There’s been action and adventure in this western basin of Lake Erie since the deciding battle of the War of 1812 took place one mile off of Put-in-Bay. Commodore Oliver Perry, leading small, outgunned ships, defeated a British Royal Navy fleet. “We have met the enemy, and they are ours,” wrote Perry to his General.
When Perry “put the ships in the bay,” the name “Put-in-Bay” was born, according to Tom Brady, who has been promoting the 3×2 mile island for 30 years. A 200-year anniversary will be celebrated in 2013, and, from atop the island’s high-rise Perry National Monument, visitors can see the entire island chain, Ohio, Michigan and Canada. History is mixed in with the fun: Put-in-Bay’s mini-golf course is called “The War of 18 Holes!”
“Each hole has a plaque with a little history lesson. One of the holes, for instance, points out nearby ‘Perry’s Cave’ where the sailors hid from the elements. You can tour that, too,” said Brady. “Young people are being educated here and they don’t even know it!”
Kids will also like the fact that most of the attractions can be managed on foot, though it’s fun to buzz around the island on the four-person golf carts available for rent. A visit and tour of the Heineman Winery, with its’ cave and garden, is a must, especially since its’ young vintage of island wine, including the famed “Pink Catawba,” is very drinkable at about six-dollars per bottle.

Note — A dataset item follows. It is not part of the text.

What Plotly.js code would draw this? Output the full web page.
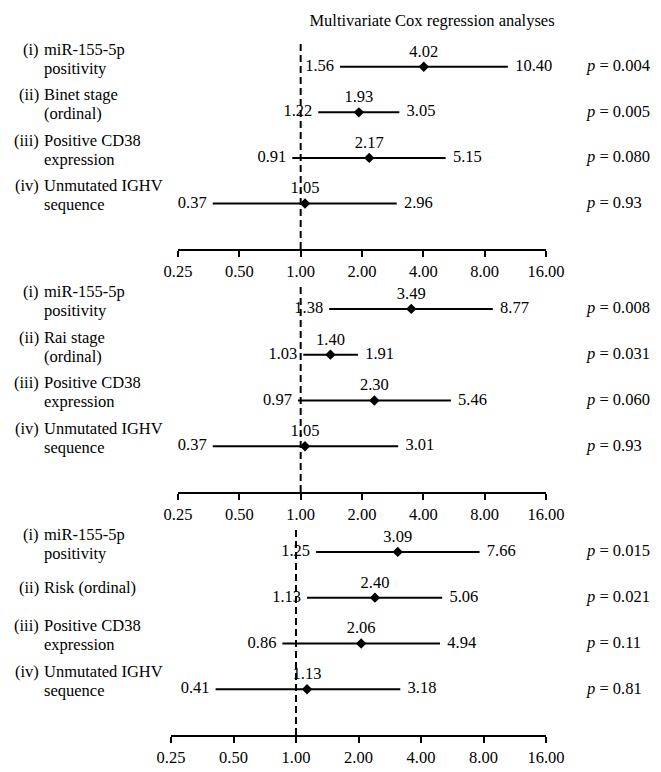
<!DOCTYPE html>
<html><head><meta charset="utf-8">
<script src="https://cdn.plot.ly/plotly-3.0.1.min.js"></script>
<style>html,body{margin:0;padding:0;background:#fff}</style>
</head><body>
<div id="chart" style="width:661px;height:772px"></div>
<script>
// ---------- data ----------
const titleText = "Multivariate Cox regression analyses";
const tickValues = [0.25, 0.5, 1, 2, 4, 8, 16];
const tickLabels = ["0.25", "0.50", "1.00", "2.00", "4.00", "8.00", "16.00"];
const referenceHR = 1;
const prefixes = ["(i)", "(ii)", "(iii)", "(iv)"];

const panel1Line1 = ["miR-155-5p", "Binet stage", "Positive CD38", "Unmutated IGHV"];
const panel1Line2 = ["positivity", "(ordinal)", "expression", "sequence"];
const panel1HR = [4.02, 1.93, 2.17, 1.05];
const panel1Low = [1.56, 1.22, 0.91, 0.37];
const panel1High = [10.40, 3.05, 5.15, 2.96];
const panel1P = ["0.004", "0.005", "0.080", "0.93"];

const panel2Line1 = ["miR-155-5p", "Rai stage", "Positive CD38", "Unmutated IGHV"];
const panel2Line2 = ["positivity", "(ordinal)", "expression", "sequence"];
const panel2HR = [3.49, 1.40, 2.30, 1.05];
const panel2Low = [1.38, 1.03, 0.97, 0.37];
const panel2High = [8.77, 1.91, 5.46, 3.01];
const panel2P = ["0.008", "0.031", "0.060", "0.93"];

const panel3Line1 = ["miR-155-5p", "Risk (ordinal)", "Positive CD38", "Unmutated IGHV"];
const panel3Line2 = ["positivity", "", "expression", "sequence"];
const panel3HR = [3.09, 2.40, 2.06, 1.13];
const panel3Low = [1.25, 1.13, 0.86, 0.41];
const panel3High = [7.66, 5.06, 4.94, 3.18];
const panel3P = ["0.015", "0.021", "0.11", "0.81"];

// ---------- layout geometry (pixels) ----------
const W = 661, H = 772;
const FONT = "Liberation Serif, Times New Roman, serif";
const panels = [
  {line1: panel1Line1, line2: panel1Line2, hr: panel1HR, lo: panel1Low, hi: panel1High, p: panel1P,
   xl: 178, xr: 546, axisY: 249, topY: 44},
  {line1: panel2Line1, line2: panel2Line2, hr: panel2HR, lo: panel2Low, hi: panel2High, p: panel2P,
   xl: 178, xr: 546, axisY: 492, topY: 286},
  {line1: panel3Line1, line2: panel3Line2, hr: panel3HR, lo: panel3Low, hi: panel3High, p: panel3P,
   xl: 171, xr: 546, axisY: 735, topY: 529}
];
const YTOP = 4.5;

const traces = [];
const annotations = [];
const layout = {
  width: W, height: H,
  margin: {l: 0, r: 0, t: 0, b: 0},
  paper_bgcolor: "#fff", plot_bgcolor: "rgba(0,0,0,0)",
  showlegend: false,
  font: {family: FONT, size: 16, color: "#000"},
  title: {text: titleText, x: 432 / W, xanchor: "center", xref: "paper",
          y: 1 - 20 / H, yanchor: "middle", yref: "container",
          font: {family: FONT, size: 16.5, color: "#000"}},
  annotations: annotations
};

panels.forEach((pn, k) => {
  const sfx = k === 0 ? "" : String(k + 1);
  const xa = "x" + sfx, ya = "y" + sfx;
  const n = pn.hr.length;
  const rows = pn.hr.map((_, i) => n - i);

  layout["xaxis" + sfx] = {
    type: "log", range: [Math.log10(tickValues[0]), Math.log10(tickValues[tickValues.length - 1])],
    domain: [pn.xl / W, pn.xr / W], anchor: ya,
    tickmode: "array", tickvals: tickValues, ticktext: tickLabels,
    ticks: "outside", ticklen: 6, tickwidth: 2, tickcolor: "#000",
    showline: true, linewidth: 2, linecolor: "#000",
    showgrid: false, zeroline: false, fixedrange: true,
    tickfont: {family: FONT, size: 16.5, color: "#000"}
  };
  layout["yaxis" + sfx] = {
    range: [0, YTOP], domain: [(H - pn.axisY) / H, (H - pn.topY) / H], anchor: xa,
    showgrid: false, zeroline: false, showline: false, showticklabels: false, ticks: "",
    fixedrange: true
  };

  // dashed reference line at HR = 1
  traces.push({x: [referenceHR, referenceHR], y: [0, YTOP], xaxis: xa, yaxis: ya,
    mode: "lines", line: {color: "#000", width: 2, dash: "7px,4px"}, hoverinfo: "skip"});

  // confidence interval lines
  const cx = [], cy = [];
  pn.lo.forEach((v, i) => { cx.push(v, pn.hi[i], null); cy.push(rows[i], rows[i], null); });
  traces.push({x: cx, y: cy, xaxis: xa, yaxis: ya, mode: "lines",
    line: {color: "#000", width: 2}, hoverinfo: "skip", connectgaps: false});

  // point estimates with labels above
  traces.push({x: pn.hr, y: rows, xaxis: xa, yaxis: ya, mode: "markers+text",
    marker: {symbol: "diamond", size: 8, color: "#000"},
    text: pn.hr.map(v => v.toFixed(2)), textposition: "top center",
    textfont: {family: FONT, size: 16.5, color: "#000"}, cliponaxis: false});

  // lower bound labels
  traces.push({x: pn.lo, y: rows, xaxis: xa, yaxis: ya, mode: "markers+text",
    marker: {size: 8, color: "rgba(0,0,0,0)"},
    text: pn.lo.map(v => v.toFixed(2)), textposition: "middle left",
    textfont: {family: FONT, size: 16.5, color: "#000"}, cliponaxis: false});

  // upper bound labels
  traces.push({x: pn.hi, y: rows, xaxis: xa, yaxis: ya, mode: "markers+text",
    marker: {size: 10, color: "rgba(0,0,0,0)"},
    text: pn.hi.map(v => v.toFixed(2)), textposition: "middle right",
    textfont: {family: FONT, size: 16.5, color: "#000"}, cliponaxis: false});

  // row labels and p-values
  const lblFont = {family: FONT, size: 16.5, color: "#000"};
  rows.forEach((r, i) => {
    const twoLines = pn.line2[i] !== "";
    const shift1 = twoLines ? 17.5 : 10;
    annotations.push({xref: "paper", yref: ya, x: 40 / W, y: r, xanchor: "right", yanchor: "middle",
      yshift: shift1, borderpad: 0, text: prefixes[i], showarrow: false, font: lblFont});
    annotations.push({xref: "paper", yref: ya, x: 43 / W, y: r, xanchor: "left", yanchor: "middle",
      yshift: shift1, borderpad: 0, text: pn.line1[i], showarrow: false, font: lblFont});
    if (twoLines) {
      annotations.push({xref: "paper", yref: ya, x: 43 / W, y: r, xanchor: "left", yanchor: "middle",
        yshift: -1.5, borderpad: 0, text: pn.line2[i], showarrow: false, font: lblFont});
    }
    annotations.push({xref: "paper", yref: ya, x: 585 / W, y: r, xanchor: "left", yanchor: "middle",
      yshift: 1, borderpad: 0, text: "<i>p</i> = " + pn.p[i], showarrow: false, font: lblFont});
  });
});

Plotly.newPlot("chart", traces, layout, {displayModeBar: false, staticPlot: true});
</script>
</body></html>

Seafood dinner with a view on the Upper Deck at The Boardwalk, which overlooks the harbor and other islands, is gorgeous at sunset. The Caribbean? Bermuda? Nope. Put-in-Bay.
There are plenty of affordable overnight lodging options, including the Put-in-Bay Resort and Conference Center, which seems to have the liveliest, hottest swim-up-bar pool and hot tub scene this side of Las Vegas. Put-in-Bay by dark is loaded with quaint and colorful waterfront bars, restaurants, live music and nightlife. A favorite location for bachelor and bachelorette parties, the swinging nautical scene makes Put-in-Bay the “Key West of the Midwest.”
Put-in-Bay’s resident “Jimmy Buffett” is the legendary Pat Dailey, who sings his salty Great Lakes songs to interactive, raucous crowds at The Boathouse Saloon, right next to the ferry dock, every Saturday night in July, August and part of September.